Total tax revenues for the financial year 2016/2017 increased by 31.8 percent 464.4 billion Egyptian pounds, from 352.3 billion pounds the year before, the county’s Finance Minister Amr El-Garhy announced at a press conference on Tuesday, according to Al-Ahram Arabic website.
The increase in tax collections was mainly driven by the value-added tax, which was set at 13 percent last fiscal year.
Collections exceeded the targeted revenues by 8 percent, Deputy Minister of Finance Amr El-Monayer was quoted as saying by Egyptian newspaper Al-Mal.
Non-tax revenues increased by 30.6 percent year-on-year to 177.1 billion pounds, compared to 135.6 billion pounds, El-Garhy said.
Investments registered 109.1 billion pounds in the last financial year, a 57.6 percent increase compared to 69.2 billion pounds in financial year 2015/2016.
Total expenditures recorded 1.32 trillion pounds, compared to 817.8 billion pounds the year before, a 26.2 percent increase.
Total revenues recorded 659 billion pounds in fiscal year 2016/2017 from 491.5 billion last year, a 34.1 percent year-on-year increase.
The ministry collected 40 percent of its revenues electronically, and targets an increase to 80 percent next fiscal year, Deputy Minister of Finance Mohamed Maait noted.

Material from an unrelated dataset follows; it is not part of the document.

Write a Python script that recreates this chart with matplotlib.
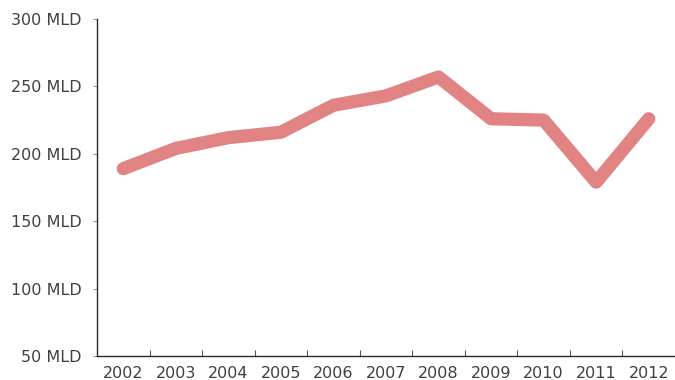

The ministry is drafting a law on tax procedures, El-Garhy said. It will then be referred to the Cabinet, Al-Masry Al-Youm reported.
The budget’s primary deficit, which is the deficit without accounting for debt services, was the lowest in eight years in fiscal year 2016/17, recording 63 billion pounds, compared to 95.9 billion pounds the previous year, Deputy Minister of Finance Ahmed Kouchouk said. It represents 1.8 percent of GDP.
Debt services reached EGP 316.6 billion, compared to 243.6 billion pounds the year before.
The interest rate hike is expected to lead to an increase in debt services to 410 billion pounds this fiscal year, compared to the projected 380 billion pounds.
The rate hike increased by 700 bps since 3 November.
The total deficit increased to 379.6 billion pounds, up from 339.5 billion pounds the previous year.
The total deficit to GDP represented 10.9 percent of GDP in fiscal year 2016/17, down from 12.5 percent in 2015/16.
The government is funding the budget gap with the sale of treasury bonds and bills, as well as external grants and loans.
Kouchouk said the Cabinet has given its preliminary approval on the upcoming eurobond issuance.
The Ministry is planning to issue $3-$4 billion in bonds next January, in addition to 1-1.5 billion in eurobonds in February, El-Garhy told Al-Mal.
An IMF delegation will visit Cairo at the end of October or mid-November to conduct a review of the government’s economic reform programme before disbursing the third $2 billion tranche of a $12 billion loan in December, Kouchouk said.
On fuel subsidies, El-Garhy said the government does not intend to cut energy subsidies further this fiscal year, as world oil prices are currently stable. The subsidies are set to be lifted over the course of five years.